SOURCE DATA
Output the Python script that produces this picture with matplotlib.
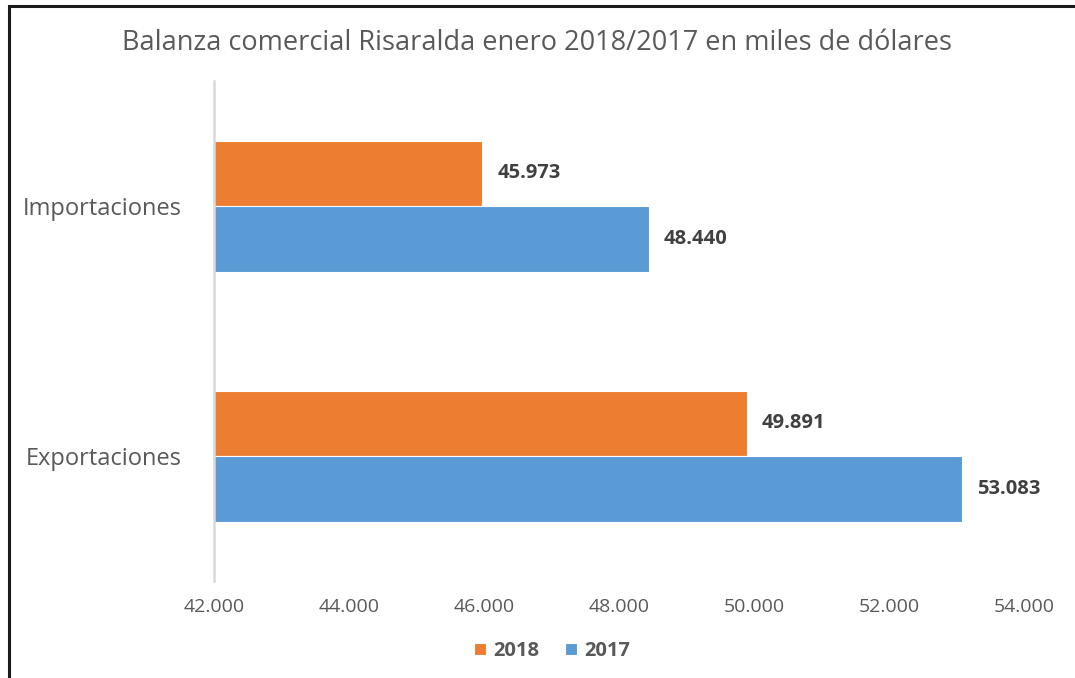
import numpy as np
import matplotlib.pyplot as plt
from matplotlib.patches import Rectangle
from matplotlib.ticker import FuncFormatter

# data
categories = ['Exportaciones', 'Importaciones']
values_2018 = [49891, 45973]
values_2017 = [53083, 48440]
series_labels = ['2018', '2017']
title = 'Balanza comercial Risaralda enero 2018/2017 en miles de dólares'

orange = '#ED7D31'
blue = '#5B9BD5'
gray_txt = '#595959'

plt.rcParams['font.family'] = ['Open Sans', 'DejaVu Sans']

fig = plt.figure(figsize=(10.75, 6.78), dpi=100)
ax = fig.add_axes([0.199, 0.143, 0.7536, 0.7375])

# outer frame (runs off the right and bottom edges)
fig.patches.append(Rectangle((9 / 1075, -0.05), 1.2, 1 - 6 / 678 + 0.05,
                             transform=fig.transFigure, fill=False,
                             edgecolor='#1a1a1a', linewidth=2.2))

y = np.arange(len(categories))
h = 0.262
b18 = ax.barh(y + h / 2, values_2018, height=h, color=orange, edgecolor='white',
              linewidth=0.8, label=series_labels[0])
b17 = ax.barh(y - h / 2, values_2017, height=h, color=blue, edgecolor='white',
              linewidth=0.8, label=series_labels[1])

def fmt(v):
    return f'{v:,.0f}'.replace(',', '.')

for bars, vals in [(b18, values_2018), (b17, values_2017)]:
    for rect, v in zip(bars, vals):
        ax.annotate(fmt(v), (v, rect.get_y() + rect.get_height() / 2),
                    xytext=(11, 0), textcoords='offset points', va='center',
                    ha='left', fontsize=14.5, fontweight='bold', color='#404040')

ax.set_xlim(42000, 54000)
ax.set_xticks(np.arange(42000, 54001, 2000))
ax.xaxis.set_major_formatter(FuncFormatter(lambda v, p: fmt(v)))
ax.set_ylim(-0.5, 1.5)
ax.set_yticks(y)
ax.set_yticklabels(categories)

for s in ['top', 'right', 'bottom']:
    ax.spines[s].set_visible(False)
ax.spines['left'].set_color('#D9D9D9')
ax.spines['left'].set_linewidth(1.8)
ax.tick_params(axis='x', length=0, labelsize=14, colors=gray_txt, pad=12)
ax.tick_params(axis='y', length=0, labelsize=17, colors=gray_txt, pad=23)

fig.text(0.5, 1 - 43 / 678, title, ha='center', va='center', fontsize=19.5,
         color=gray_txt)

leg = fig.legend(handles=[b18, b17], labels=series_labels, loc='center',
                 bbox_to_anchor=(552 / 1075, 1 - 651 / 678), ncol=2, frameon=False,
                 handlelength=0.6, handleheight=0.6, handletextpad=0.35,
                 columnspacing=1.3, fontsize=14.5)
for t in leg.get_texts():
    t.set_fontweight('bold')
    t.set_color(gray_txt)

fig.savefig('out.png', dpi=100)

WHAT YOU HAVE TO DO
Leave out the pictures and restate, word for word, the lines from the top of the data through the line containing "ax = fig.add_axes([0.199, 0.143, 0.7536, 0.7375])", both included.

EXERCISE SOLUTION
Output the Python script that produces this picture with matplotlib.
import numpy as np
import matplotlib.pyplot as plt
from matplotlib.patches import Rectangle
from matplotlib.ticker import FuncFormatter

# data
categories = ['Exportaciones', 'Importaciones']
values_2018 = [49891, 45973]
values_2017 = [53083, 48440]
series_labels = ['2018', '2017']
title = 'Balanza comercial Risaralda enero 2018/2017 en miles de dólares'

orange = '#ED7D31'
blue = '#5B9BD5'
gray_txt = '#595959'

plt.rcParams['font.family'] = ['Open Sans', 'DejaVu Sans']

fig = plt.figure(figsize=(10.75, 6.78), dpi=100)
ax = fig.add_axes([0.199, 0.143, 0.7536, 0.7375])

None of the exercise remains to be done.